Notable Fraternal Order of Eagles members to attend, like Tony Orlando

Kensuke Tsushima and Greg Jenson work in a lab at the University of Iowa Diabetic Research Center in Iowa City on Wednesday, August 20, 2014. (Adam Wesley/The Gazette-KCRG TV9)
Kensuke Tsushima and Greg Jenson work in a lab at the University of Iowa Diabetic Research Center in Iowa City on Wednesday, August 20, 2014. (Adam Wesley/The Gazette-KCRG TV9)

IOWA CITY — Dignitaries from University of Iowa President Sally Mason to Tony Orlando — a 1970s entertainer best known for songs like “Knock Three Times” — will be on hand Saturday morning to dedicate the university’s new state-of-the-art diabetes research center.

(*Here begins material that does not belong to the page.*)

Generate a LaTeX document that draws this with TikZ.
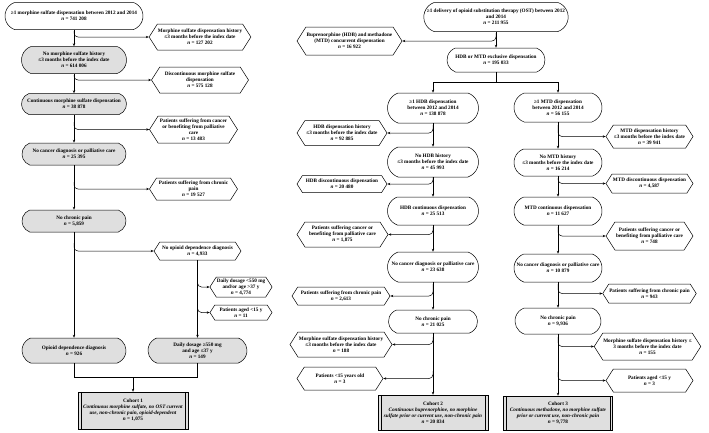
\documentclass[tikz,border=0pt]{standalone}
\usepackage{fontspec}
\setmainfont{Liberation Serif}
\usetikzlibrary{shapes.symbols,shapes.misc,arrows.meta}
\begin{document}
\begin{tikzpicture}[x=1pt,y=-1pt,
  every node/.style={font=\fontsize{5.2}{6}\selectfont\bfseries, align=center, inner sep=1pt},
  rb/.style 2 args={draw, fill=white, rounded rectangle, rounded rectangle arc length=140, minimum width=#1pt, minimum height=#2pt},
  rg/.style 2 args={rb={#1}{#2}, fill=gray!25},
  hx/.style 2 args={draw, fill=white, signal, signal to=west and east, signal pointer angle=115, minimum width=#1pt, minimum height=#2pt, inner sep=0.5pt},
  co/.style 2 args={draw, fill=gray!25, rectangle, minimum width=#1pt, minimum height=#2pt},
  arr/.style={-{Stealth[length=3pt,width=2.4pt]}},
  br/.style={arr, rounded corners=4pt},
  line width=0.5pt]
\useasboundingbox (0,0) rectangle (709,432);
% ---------- left part ----------
\node[rb={140}{27}] (A) at (74,16) {≥1 morphine sulfate dispensation between 2012 and 2014\\ \textit{n} = 741 208};
\node[hx={97}{26}] (h1) at (200,37) {Morphine sulfate dispensation history\\ ≤3 months before the index date\\ \textit{n} = 127 202};
\node[rg={107}{27}] (B) at (74,60) {No morphine sulfate history\\ ≤3 months before the index date\\ \textit{n} = 614 006};
\node[hx={97}{26}] (h2) at (200,80) {Discontinuous morphine sulfate\\ dispensation\\ \textit{n} = 575 128};
\node[rg={107}{21}] (C) at (74,104) {Continuous morphine sulfate dispensation\\ \textit{n} = 38 878};
\node[hx={88}{27}] (h3) at (193.5,129.5) {Patients suffering from cancer\\ or benefiting from palliative\\ care\\ \textit{n} = 13 483};
\node[rg={106}{22}] (D) at (74,154) {No cancer diagnosis or palliative care\\ \textit{n} = 25 395};
\node[hx={88}{22}] (h4) at (193.5,189) {Patients suffering from chronic\\ pain\\ \textit{n} = 19 527};
\node[rg={106}{22}] (E) at (74,221) {No chronic pain\\ \textit{n} = 5,859};
\node[hx={87}{18}] (h5) at (197.5,251) {No opioid dependence diagnosis\\ \textit{n} = 4,933};
\node[hx={62}{20}] (h6) at (241,287) {Daily dosage <550 mg\\ and/or age >37 y\\ \textit{n} = 4,774};
\node[hx={62}{15}] (h7) at (241,312.5) {Patients aged <15 y\\ \textit{n} = 11};
\node[rg={106}{25}] (F) at (74,350.5) {Opioid dependence diagnosis\\ \textit{n} = 926};
\node[rg={101}{25}] (G) at (197.5,350.5) {Daily dosage ≥550 mg\\ and age ≤37 y\\ \textit{n} = 149};
\node[co={110}{37}] (K1) at (133,410.5) {Cohort 1\\ \textit{Continuous morphine sulfate, no OST current}\\ \textit{use, non-chronic pain, opioid-dependent}\\ \textit{n} = 1,075};
\draw[arr] (A.south) -- (B.north);
\draw[arr] (B.south) -- (C.north);
\draw[arr] (C.south) -- (D.north);
\draw[arr] (D.south) -- (E.north);
\draw[arr] (E.south) -- (F.north);
\coordinate (a1) at (74,31);  \draw[br] (a1) |- (h1.west);
\coordinate (a2) at (74,75);  \draw[br] (a2) |- (h2.west);
\coordinate (a3) at (74,122); \draw[br] (a3) |- (h3.west);
\coordinate (a4) at (74,182); \draw[br] (a4) |- (h4.west);
\coordinate (a5) at (74,243); \draw[br] (a5) |- (h5.west);
\draw[arr] (h5.south) -- (G.north);
\coordinate (a6) at (197.5,279); \draw[br] (a6) |- (h6.west);
\coordinate (a7) at (197.5,306); \draw[br] (a7) |- (h7.west);
\coordinate (m1) at (133,377);
\draw (F.south) |- (m1);
\draw (G.south) |- (m1);
\draw[arr] (m1) -- (K1.north);
% ---------- right part ----------
\node[rb={144}{29}] (H) at (496,17) {≥1 delivery of opioid substitution therapy (OST) between 2012\\ and 2014\\ \textit{n} = 211 955};
\node[hx={105}{28}] (hL) at (349.5,41) {Buprenorphine (HDB) and methadone\\ (MTD) concurrent dispensation\\ \textit{n} = 16 922};
\node[rb={100}{24}] (I) at (496,60) {HDB or MTD exclusive dispensation\\ \textit{n} = 195 033};
\draw[arr] (H.south) -- (I.north);
\coordinate (hb) at (496,33); \draw[br] (hb) |- (hL.east);
% HDB column
\node[rb={93}{30}] (J) at (433,108) {≥1 HDB dispensation\\ between 2012 and 2014\\ \textit{n} = 138 878};
\node[hx={90}{25}] (j1) at (342,133) {HDB dispensation history\\ ≤3 months before the index date\\ \textit{n} = 92 885};
\node[rb={93}{30}] (L) at (433,162) {No HDB history\\ ≤3 months before the index date\\ \textit{n} = 45 993};
\node[hx={90}{17}] (j2) at (342,184) {HDB discontinuous dispensation\\ \textit{n} = 20 480};
\node[rb={93}{28}] (M) at (433,211) {HDB continuous dispensation\\ \textit{n} = 25 513};
\node[hx={91}{25}] (j3) at (342.5,234.5) {Patients suffering cancer or\\ benefiting from palliative care\\ \textit{n} = 1,875};
\node[rb={93}{30}] (N) at (433,267) {No cancer diagnosis or palliative care\\ \textit{n} = 23 638};
\node[hx={98}{18}] (j4) at (341,296) {Patients suffering from chronic pain\\ \textit{n} = 2,613};
\node[rb={91}{23}] (O) at (433,321.5) {No chronic pain\\ \textit{n} = 21 025};
\node[hx={102}{25}] (j5) at (341,344.5) {Morphine sulfate dispensation history\\ ≤3 months before the index date\\ \textit{n} = 188};
\node[hx={86}{23}] (j6) at (340,378.5) {Patients <15 years old\\ \textit{n} = 3};
\node[co={110}{35}] (K2) at (433,412.5) {Cohort 2\\ \textit{Continuous buprenorphine, no morphine}\\ \textit{sulfate prior or current use, non-chronic pain}\\ \textit{n} = 20 834};
% MTD column
\node[rb={90}{29}] (P) at (558,107.5) {≥1 MTD dispensation\\ between 2012 and 2014\\ \textit{n} = 56 155};
\node[hx={87}{23}] (k1) at (649.5,136.5) {MTD dispensation history\\ ≤3 months before the index date\\ \textit{n} = 39 941};
\node[rb={90}{27}] (Q) at (558,162.5) {No MTD history\\ ≤3 months before the index date\\ \textit{n} = 16 214};
\node[hx={87}{19}] (k2) at (649.5,183.5) {MTD discontinuous dispensation\\ \textit{n} = 4,587};
\node[rb={90}{28}] (R) at (558,211) {MTD continuous dispensation\\ \textit{n} = 11 627};
\node[hx={87}{28}] (k3) at (649.5,236) {Patients suffering cancer or\\ benefiting from palliative care\\ \textit{n} = 748};
\node[rb={90}{28}] (S) at (558,268) {No cancer diagnosis or palliative care\\ \textit{n} = 10 879};
\node[hx={87}{19}] (k4) at (649.5,293.5) {Patients suffering from chronic pain\\ \textit{n} = 943};
\node[rb={88}{26}] (T) at (558,321) {No chronic pain\\ \textit{n} = 9,936};
\node[hx={91}{27}] (k5) at (647.5,346.5) {Morphine sulfate dispensation history ≤\\ 3 months before the index date\\ \textit{n} = 155};
\node[hx={87}{23}] (k6) at (649.5,380.5) {Patients aged <15 y\\ \textit{n} = 3};
\node[co={109}{34}] (K3) at (558,413) {Cohort 3\\ \textit{Continuous methadone, no morphine sulfate}\\ \textit{prior or current use, non-chronic pain}\\ \textit{n} = 9,778};
\coordinate (sp) at (496,82);
\draw (I.south) -- (sp);
\draw[arr] (sp) -| (J.north);
\draw[arr] (sp) -| (P.north);
\draw[arr] (J.south) -- (L.north);
\draw[arr] (L.south) -- (M.north);
\draw[arr] (M.south) -- (N.north);
\draw[arr] (N.south) -- (O.north);
\draw[arr] (O.south) -- (K2.north);
\coordinate (c1) at (433,125); \draw[br] (c1) |- (j1.east);
\coordinate (c2) at (433,177); \draw[br] (c2) |- (j2.east);
\coordinate (c3) at (433,227); \draw[br] (c3) |- (j3.east);
\coordinate (c4) at (433,284); \draw[br] (c4) |- (j4.east);
\coordinate (c5) at (433,337); \draw[br] (c5) |- (j5.east);
\coordinate (c6) at (433,371); \draw[br] (c6) |- (j6.east);
\draw[arr] (P.south) -- (Q.north);
\draw[arr] (Q.south) -- (R.north);
\draw[arr] (R.south) -- (S.north);
\draw[arr] (S.south) -- (T.north);
\draw[arr] (T.south) -- (K3.north);
\coordinate (d1) at (558,125); \draw[br] (d1) |- (k1.west);
\coordinate (d2) at (558,178); \draw[br] (d2) |- (k2.west);
\coordinate (d3) at (558,227); \draw[br] (d3) |- (k3.west);
\coordinate (d4) at (558,284); \draw[br] (d4) |- (k4.west);
\coordinate (d5) at (558,337); \draw[br] (d5) |- (k5.west);
\coordinate (d6) at (558,372); \draw[br] (d6) |- (k6.west);
\foreach \c in {K1,K2,K3} {
  \draw ([xshift=3pt]\c.north west) -- ([xshift=3pt]\c.south west);
  \draw ([xshift=-3pt]\c.north east) -- ([xshift=-3pt]\c.south east);
}
\end{tikzpicture}
\end{document}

The new Fraternal Order of Eagles Diabetes Research Center includes 20,000 square feet of “advanced research space with cutting-edge medical equipment.” It was enabled through a $25 million gift from the Fraternal Order of Eagles and will allow researchers to pursue innovative treatments and cures for diabetes, which affects more than 9 percent of Americans.

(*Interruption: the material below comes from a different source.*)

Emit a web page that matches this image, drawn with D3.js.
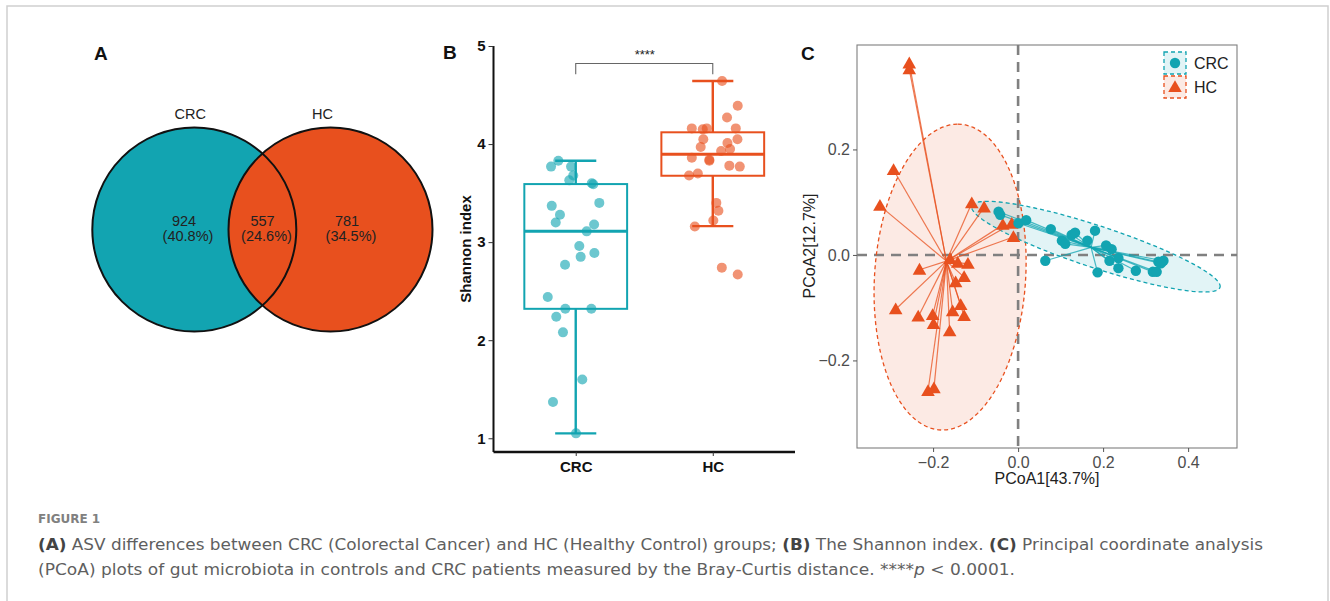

The new center, located on the third and fourth floors of the new Pappajohn Biomedical Discovery Building on the UI health science campus, will house 16 to 17 diabetes research groups, said E. Dale Abel, director of the center. The UI’s whole diabetes research center is bigger than that — with about 100 members — but Abel said the new center is not large enough to house all the UI diabetes researchers.

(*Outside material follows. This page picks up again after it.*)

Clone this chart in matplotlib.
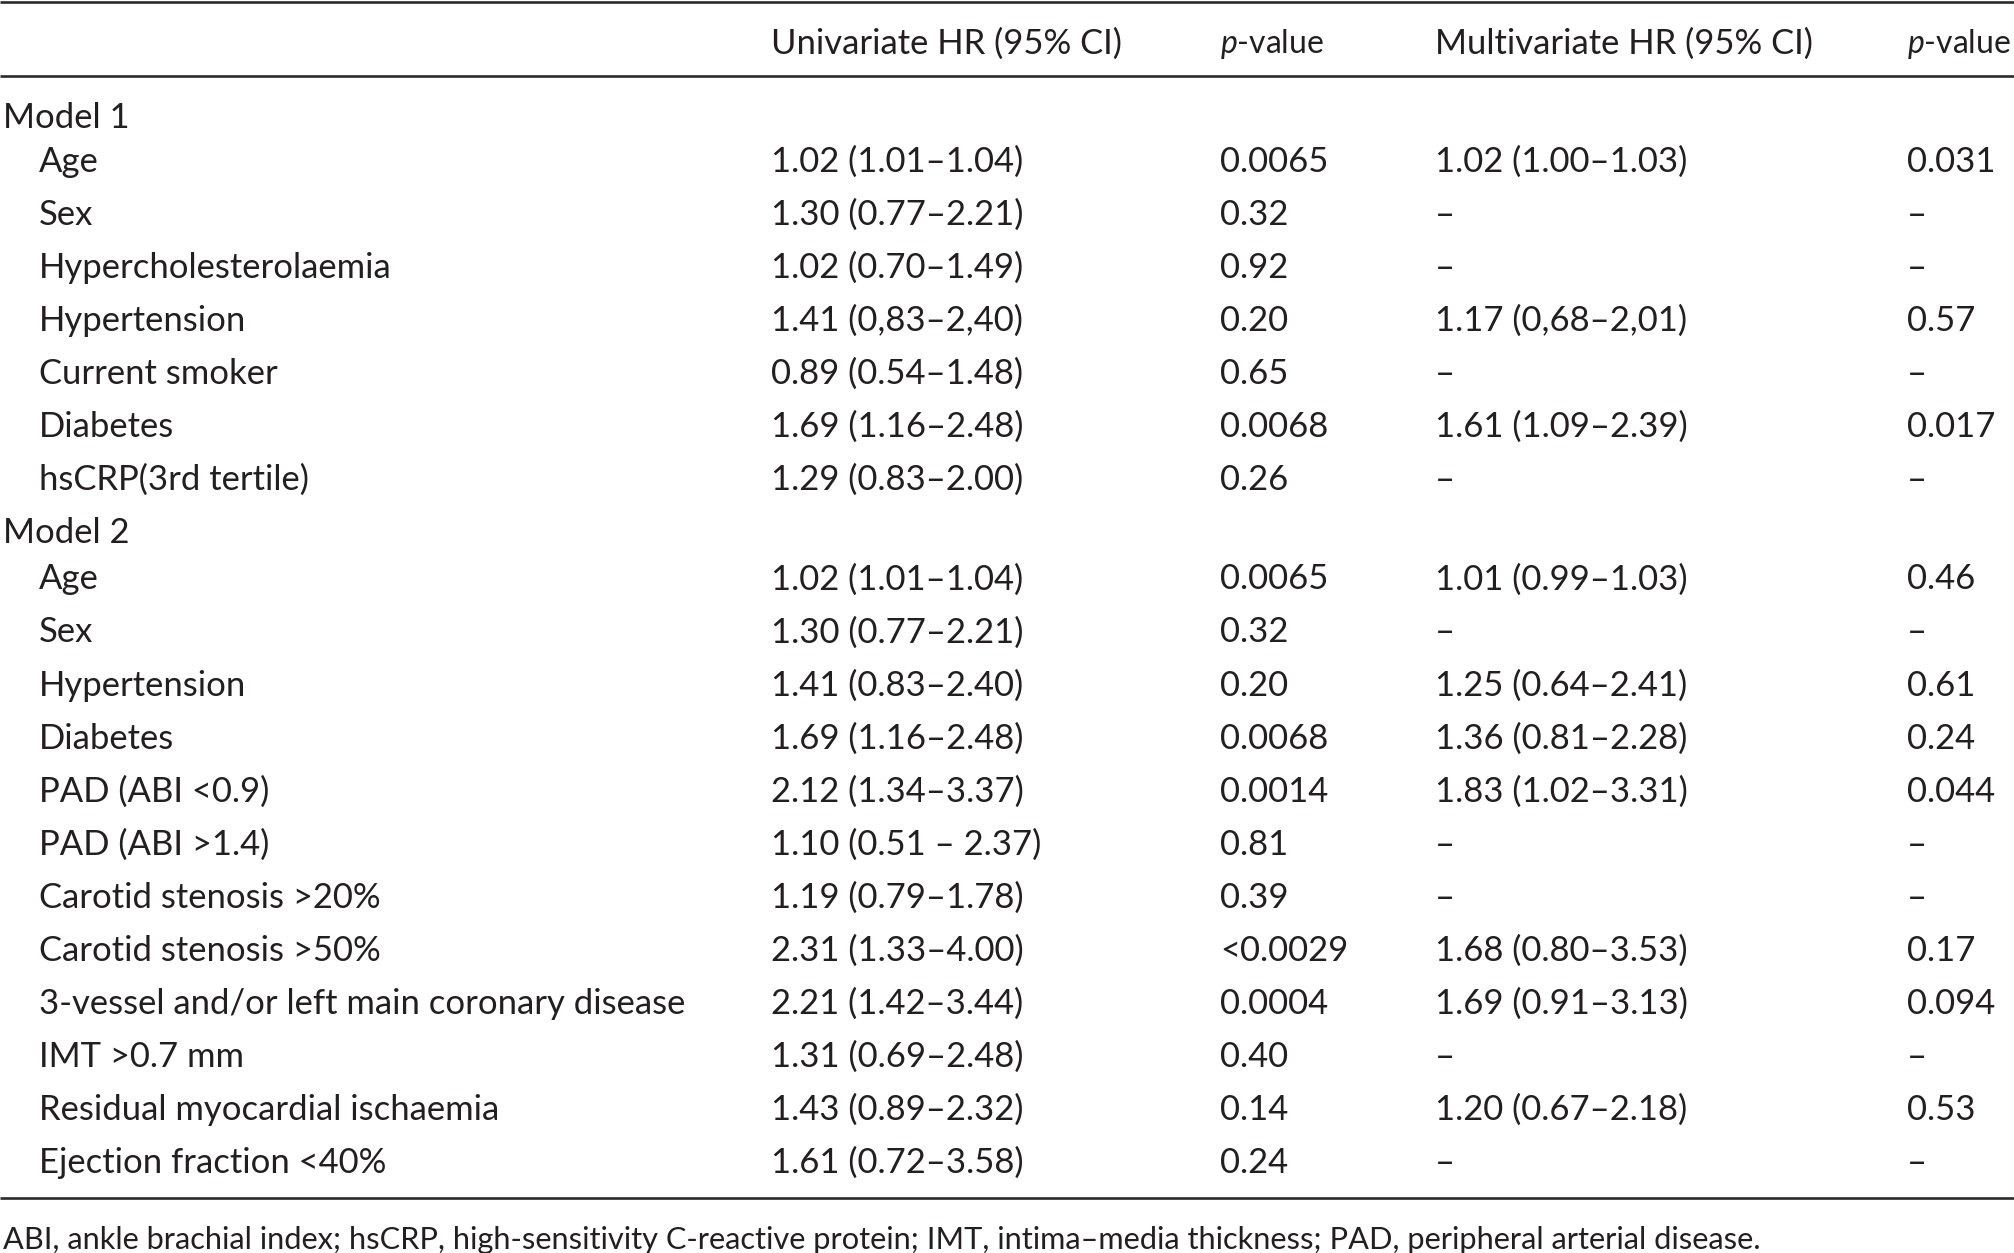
import matplotlib
matplotlib.use("Agg")
import matplotlib.pyplot as plt

plt.rcParams['font.family'] = ['Lato', 'DejaVu Sans']
plt.rcParams['mathtext.fontset'] = 'custom'
plt.rcParams['mathtext.rm'] = 'Lato'
plt.rcParams['mathtext.it'] = 'Lato:italic'

headers = ["", "Univariate HR (95% CI)", r"$\mathit{p}$-value", "Multivariate HR (95% CI)", r"$\mathit{p}$-value"]

groups = ["Model 1", "Model 2"]

m1_labels = ["Age", "Sex", "Hypercholesterolaemia", "Hypertension", "Current smoker", "Diabetes", "hsCRP(3rd tertile)"]
m1_uni = ["1.02 (1.01–1.04)", "1.30 (0.77–2.21)", "1.02 (0.70–1.49)", "1.41 (0,83–2,40)", "0.89 (0.54–1.48)", "1.69 (1.16–2.48)", "1.29 (0.83–2.00)"]
m1_up = ["0.0065", "0.32", "0.92", "0.20", "0.65", "0.0068", "0.26"]
m1_multi = ["1.02 (1.00–1.03)", "–", "–", "1.17 (0,68–2,01)", "–", "1.61 (1.09–2.39)", "–"]
m1_mp = ["0.031", "–", "–", "0.57", "–", "0.017", "–"]

m2_labels = ["Age", "Sex", "Hypertension", "Diabetes", "PAD (ABI <0.9)", "PAD (ABI >1.4)", "Carotid stenosis >20%",
             "Carotid stenosis >50%", "3-vessel and/or left main coronary disease", "IMT >0.7 mm",
             "Residual myocardial ischaemia", "Ejection fraction <40%"]
m2_uni = ["1.02 (1.01–1.04)", "1.30 (0.77–2.21)", "1.41 (0.83–2.40)", "1.69 (1.16–2.48)", "2.12 (1.34–3.37)",
          "1.10 (0.51 – 2.37)", "1.19 (0.79–1.78)", "2.31 (1.33–4.00)", "2.21 (1.42–3.44)", "1.31 (0.69–2.48)",
          "1.43 (0.89–2.32)", "1.61 (0.72–3.58)"]
m2_up = ["0.0065", "0.32", "0.20", "0.0068", "0.0014", "0.81", "0.39", "<0.0029", "0.0004", "0.40", "0.14", "0.24"]
m2_multi = ["1.01 (0.99–1.03)", "–", "1.25 (0.64–2.41)", "1.36 (0.81–2.28)", "1.83 (1.02–3.31)", "–", "–",
            "1.68 (0.80–3.53)", "1.69 (0.91–3.13)", "–", "1.20 (0.67–2.18)", "–"]
m2_mp = ["0.46", "–", "0.61", "0.24", "0.044", "–", "–", "0.17", "0.094", "–", "0.53", "–"]

footnote = ("ABI, ankle brachial index; hsCRP, high-sensitivity C-reactive protein; "
            "IMT, intima–media thickness; PAD, peripheral arterial disease.")

W, H = 2015, 1253
fig = plt.figure(figsize=(W / 100, H / 100), dpi=100)
ax = fig.add_axes([0, 0, 1, 1])
ax.set_xlim(0, W)
ax.set_ylim(H, 0)
ax.axis('off')

TXT = '#231f20'
LINE = '#2b2b2b'

renderer = fig.canvas.get_renderer()

def fit(s, target):
    t = ax.text(0, 0, s, fontsize=20)
    w = t.get_window_extent(renderer).width
    t.remove()
    return 20 * target / w

fs = fit("3-vessel and/or left main coronary disease", 646)
fs_foot = fit(footnote, 1767)
fs_p = fit(headers[2], 104)

col_x = [39, 771, 1220, 1435, 1907]
group_x = 3

# rules
for yl in (2, 76, 1198):
    ax.plot([0, W], [yl, yl], color=LINE, lw=1.9, solid_capstyle='butt')

def put(x, yc, s, size=None):
    size = size or fs
    c = fs * 100 / 72 * 0.72
    ax.text(x, yc + c / 2, s, fontsize=size, color=TXT, ha='left', va='baseline')

# header
for i, h in enumerate(headers):
    if h:
        put(col_x[i], 41, h, size=fs_p if i in (2, 4) else fs)

scale = 2015 / 1568
pitch = 41.27 * scale
put(group_x, 90 * scale, groups[0])
y = 124 * scale
for lab, a, b, c, d in zip(m1_labels, m1_uni, m1_up, m1_multi, m1_mp):
    for x, s in zip(col_x, [lab, a, b, c, d]):
        put(x, y, s)
    y += pitch
put(group_x, 413 * scale, groups[1])
y = 449 * scale
for lab, a, b, c, d in zip(m2_labels, m2_uni, m2_up, m2_multi, m2_mp):
    for x, s in zip(col_x, [lab, a, b, c, d]):
        put(x, y, s)
    y += pitch

put(3, 962 * scale, footnote, size=fs_foot)

fig.savefig("out.png", dpi=100, facecolor='white')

“There is a long history of diabetes research at the UI,” he said. “But the (Eagles) gift created a formal center and mechanism to pull people together and make us all work toward a common goal.”

The Fraternal Order of Eagles, a national community service organization, raised the $25 million for the center through smaller donations from thousands of members across the country. Former UI physician and researcher John Stokes, who was a member of the local Fraternal Order of Eagles chapter, was behind the massive gift after suggesting years ago that the group focus its philanthropy, Abel said.

The group chose diabetes, which affects about one in three Eagles members, and UI officials found a place for the center in its new biomedical discovery building, which was built with state, federal, university and private dollars.

Saturday morning’s dedication of the center is being attended by notable Eagle members like Tony Orlando, of the 1970s group “Tony Orlando and Dawn,” and comedian Tom Parks, who has been in movies with Rodney Dangerfield and on TV shows like “Wings” in 1995.

“The Fraternal Order of Eagles Diabetes Research Center is one of the most visionary projects I’ve ever encountered,” UI President Sally Mason said in a statement.

Abel said the new center and the massive donation that made it possible have enabled the university to fund innovative diabetes-related projects, including work on new technologies to help manage the disease. And, he said, the center has helped the university recruit top researchers to town.

“What this gift has done is catalyzed and given additional momentum to turn something very good into something exceptional,” Abel said.

The Eagles gift represents one of the largest commitments to diabetes research institutionally in the nation, and Abel said it could place Iowa in the top 5 percent among diabetes research institutions in the coming years.

The eventual goal, he said, is to find treatments and a cure for the increasingly common disorder.

“That ultimately is the hope,” Abel said. “There are so many people with diabetes now.”